Escuchar, observar y tener paciencia


Ahora, que voy despacio, puedo observar y escuchar a los que están cerca de mí. Encuentro pistas que otros van dejando a su paso. Todo pasa por algo y, este algo que me está tocando, tendrá su explicación. En esta última semana he tenido que coger la guagua y, hasta que la fractura de mi pie izquierdo no selle, será mi medio de transporte. En la guagua, para no aburrirme ni agobiarme con las paradas, voy analizando a los demás. No puedo leer porque me mareo. El sábado se sentó a mi lado una chica muy joven, calculo que tendría unos veinticinco años. Desde que la vi entrar me fijé en la cruz que llevaba en el pecho y en su forma de vestir. Llegué a una conclusión rápidamente: es monja. Y no me equivoqué. Después de acomodarse y cerrar su bolso, sacó un rosario y empezó a rezar. La miraba de reojo, buscando las prohibiciones con las que viviría esa chica. Y me preguntaba si todavía existen jóvenes que escuchan la llamada de Dios y sienten vocación por la vida religiosa. Con ella a mi derecha, me acordaba de las mojas que me dieron catequesis y pensaba si sería tan conservadora como aquellas, con los mismos pensamientos y con los mismos valores evangélicos de hace años. Vi en ella una estampa del pasado. Creo que se sintió observada porque se levantó y se cambió de puesto. Durante el trayecto encuentro la cara de cansancio de los que han terminado su jornada laboral. Los que están enamorados y aprovechan el trayecto para darse cariño y decirse cosas al oído. Los que tienen prisas, y resoplan en cada parada que hace la guagua, como si dependiera del chófer el número de pasajeros que sube o baja.

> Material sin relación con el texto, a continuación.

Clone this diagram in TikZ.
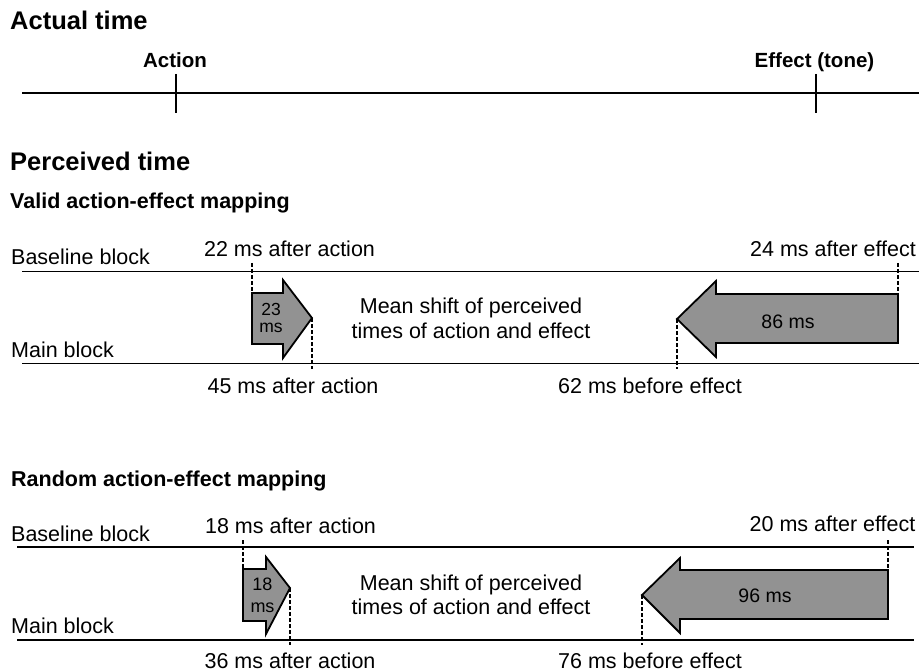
\documentclass[tikz,border=0pt]{standalone}
\usepackage{fontspec}
\setmainfont{Liberation Sans}
\begin{document}
\begin{tikzpicture}[x=1pt,y=-1pt,
  head/.style={font=\bfseries\fontsize{25.5}{29}\selectfont, inner sep=0pt, anchor=base west},
  subhead/.style={font=\bfseries\fontsize{21.5}{25}\selectfont, inner sep=0pt, anchor=base west},
  tlabel/.style={font=\bfseries\fontsize{20.5}{24}\selectfont, inner sep=0pt, anchor=base},
  txt/.style={font=\fontsize{21.5}{25}\selectfont, inner sep=0pt, anchor=base},
  lefttxt/.style={font=\fontsize{21.5}{25}\selectfont, inner sep=0pt, anchor=base west},
  small/.style={font=\fontsize{17.5}{15}\selectfont, inner sep=0pt, anchor=base},
  timeline/.style={line width=2pt},
  tick/.style={line width=2pt},
  blockline/.style={line width=1.6pt},
  arrowbox/.style={draw, line width=1.8pt, fill=shiftgray, line join=miter},
  guide/.style={line width=1.4pt, dash pattern=on 4pt off 2pt}
]
\definecolor{shiftgray}{HTML}{929292}
\useasboundingbox (0,0) rectangle (919,671);

% ---------- Actual time ----------
\node[head] (actual) at (10,30) {Actual time};
\node[tlabel] (action) at (175,68) {Action};
\node[tlabel] (effect) at (814.5,68) {Effect (tone)};
\coordinate (tl0) at (22,93);
\coordinate (tl1) at (919,93);
\draw[timeline] (tl0) -- (tl1);
\coordinate (ta0) at (176,74); \coordinate (ta1) at (176,113);
\coordinate (te0) at (816,74); \coordinate (te1) at (816,113);
\draw[tick] (ta0) -- (ta1);
\draw[tick] (te0) -- (te1);

% ---------- Perceived time ----------
\node[head] (perceived) at (10,171) {Perceived time};
\node[subhead] (valid) at (10,209) {Valid action-effect mapping};

% Section 1
\node[lefttxt] (base1) at (11,265) {Baseline block};
\node[lefttxt] (main1) at (11,357) {Main block};
\coordinate (bl1a) at (22,271.5); \coordinate (bl1b) at (919,271.5);
\coordinate (ml1a) at (22,363.5); \coordinate (ml1b) at (919,363.5);
\draw[blockline] (bl1a) -- (bl1b);
\draw[blockline] (ml1a) -- (ml1b);

\node[txt] (a22) at (289.5,257) {22 ms after action};
\node[txt] (e24) at (833,257) {24 ms after effect};
\node[txt] (a45) at (293,393) {45 ms after action};
\node[txt] (e62) at (650,393) {62 ms before effect};
\node[txt] (ms1a) at (471,313) {Mean shift of perceived};
\node[txt] (ms1b) at (471,338) {times of action and effect};

% right arrow 23 ms
\coordinate (r1s) at (252,293);
\coordinate (r1tip) at (312,318);
\draw[arrowbox] (r1s) -- (283,293) -- (283,280) -- (r1tip) -- (283,358) -- (283,344) -- (252,344) -- cycle;
\node[small] (n23) at (271,316) {23};
\node[small] (n23ms) at (271,332) {ms};
\coordinate (d1a) at (252,263);
\coordinate (d1b) at (312,369);
\draw[guide] (d1a) -- (r1s);
\draw[guide] (r1tip) -- (d1b);

% left arrow 86 ms
\coordinate (l1s) at (898,294);
\coordinate (l1tip) at (677,319);
\draw[arrowbox] (l1s) -- (716,294) -- (716,281) -- (l1tip) -- (716,357) -- (716,343) -- (898,343) -- cycle;
\node[txt, font=\fontsize{19.5}{22}\selectfont] (n86) at (788,328) {86 ms};
\coordinate (d2a) at (898,263);
\coordinate (d2b) at (677,369);
\draw[guide] (d2a) -- (l1s);
\draw[guide] (l1tip) -- (d2b);

% ---------- Random mapping ----------
\node[subhead] (random) at (11,486) {Random action-effect mapping};
\node[lefttxt] (base2) at (11,541) {Baseline block};
\node[lefttxt] (main2) at (11,633) {Main block};
\coordinate (bl2a) at (17,547); \coordinate (bl2b) at (914,547);
\coordinate (ml2a) at (17,640); \coordinate (ml2b) at (914,640);
\draw[blockline] (bl2a) -- (bl2b);
\draw[blockline] (ml2a) -- (ml2b);

\node[txt] (a18) at (290.5,533) {18 ms after action};
\node[txt] (e20) at (832.5,531) {20 ms after effect};
\node[txt] (a36) at (290,668) {36 ms after action};
\node[txt] (e76) at (650,668) {76 ms before effect};
\node[txt] (ms2a) at (471,590) {Mean shift of perceived};
\node[txt] (ms2b) at (471,614) {times of action and effect};

% right arrow 18 ms
\coordinate (r2s) at (243,569);
\coordinate (r2tip) at (290,588);
\draw[arrowbox] (r2s) -- (266,569) -- (266,557) -- (r2tip) -- (266,634) -- (266,621) -- (243,621) -- cycle;
\node[small, font=\fontsize{18}{22}\selectfont] (n18) at (262.5,590) {18};
\node[small, font=\fontsize{18}{22}\selectfont] (n18ms) at (262.5,612) {ms};
\coordinate (d3a) at (243,540);
\coordinate (d3b) at (290,645);
\draw[guide] (d3a) -- (r2s);
\draw[guide] (r2tip) -- (d3b);

% left arrow 96 ms
\coordinate (l2s) at (888,570);
\coordinate (l2tip) at (642,595);
\draw[arrowbox] (l2s) -- (680,570) -- (680,558) -- (l2tip) -- (680,633) -- (680,619) -- (888,619) -- cycle;
\node[txt, font=\fontsize{19.5}{22}\selectfont] (n96) at (765,602) {96 ms};
\coordinate (d4a) at (888,540);
\coordinate (d4b) at (642,645);
\draw[guide] (d4a) -- (l2s);
\draw[guide] (l2tip) -- (d4b);
\end{tikzpicture}
\end{document}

Los sonidos de los móviles. Todos, absolutamente todos, llegan con el móvil en la mano y no se separan de él hasta que se marchan. Reciben llamadas y mandan audios de voz en los que exponen su vida abiertamente, como si los demás fuéramos parte de sus asuntos. Nadie se ha dado cuenta de que estoy analizando y descubriendo lo que pasa dentro de ellos. Cuando me bajo de la guagua con mi muleta, imitando a un pato mareado, soy la que me siento observada. Los intento ignorar.
Y yendo despacio, escucho mejor y distingo los consejos que me pueden beneficiar y los que no.  Me da consejos mi hermana, la vecina, el director del banco, el chico de la frutería. Y tiene razón mi hermana, la vecina, el director del banco, el chico de la frutería. Lo dicen con tanta firmeza, con tanta maestría, que no se les puede llevar la contraria. Ellos están seguros de que están en lo cierto y se sienten satisfechos si los escuchas con atención. Yo, que me he hecho una experta en conocer las señales de mi cuerpo, sé exactamente lo que necesito. Lo supe desde que notaba que algo iba mal, cuando me decían que exageraba. Porque todo pasa por algo, y en este caso, esta rotura me está ocurriendo por algo. Para observar, para escuchar y para tener paciencia; entre otras cosas.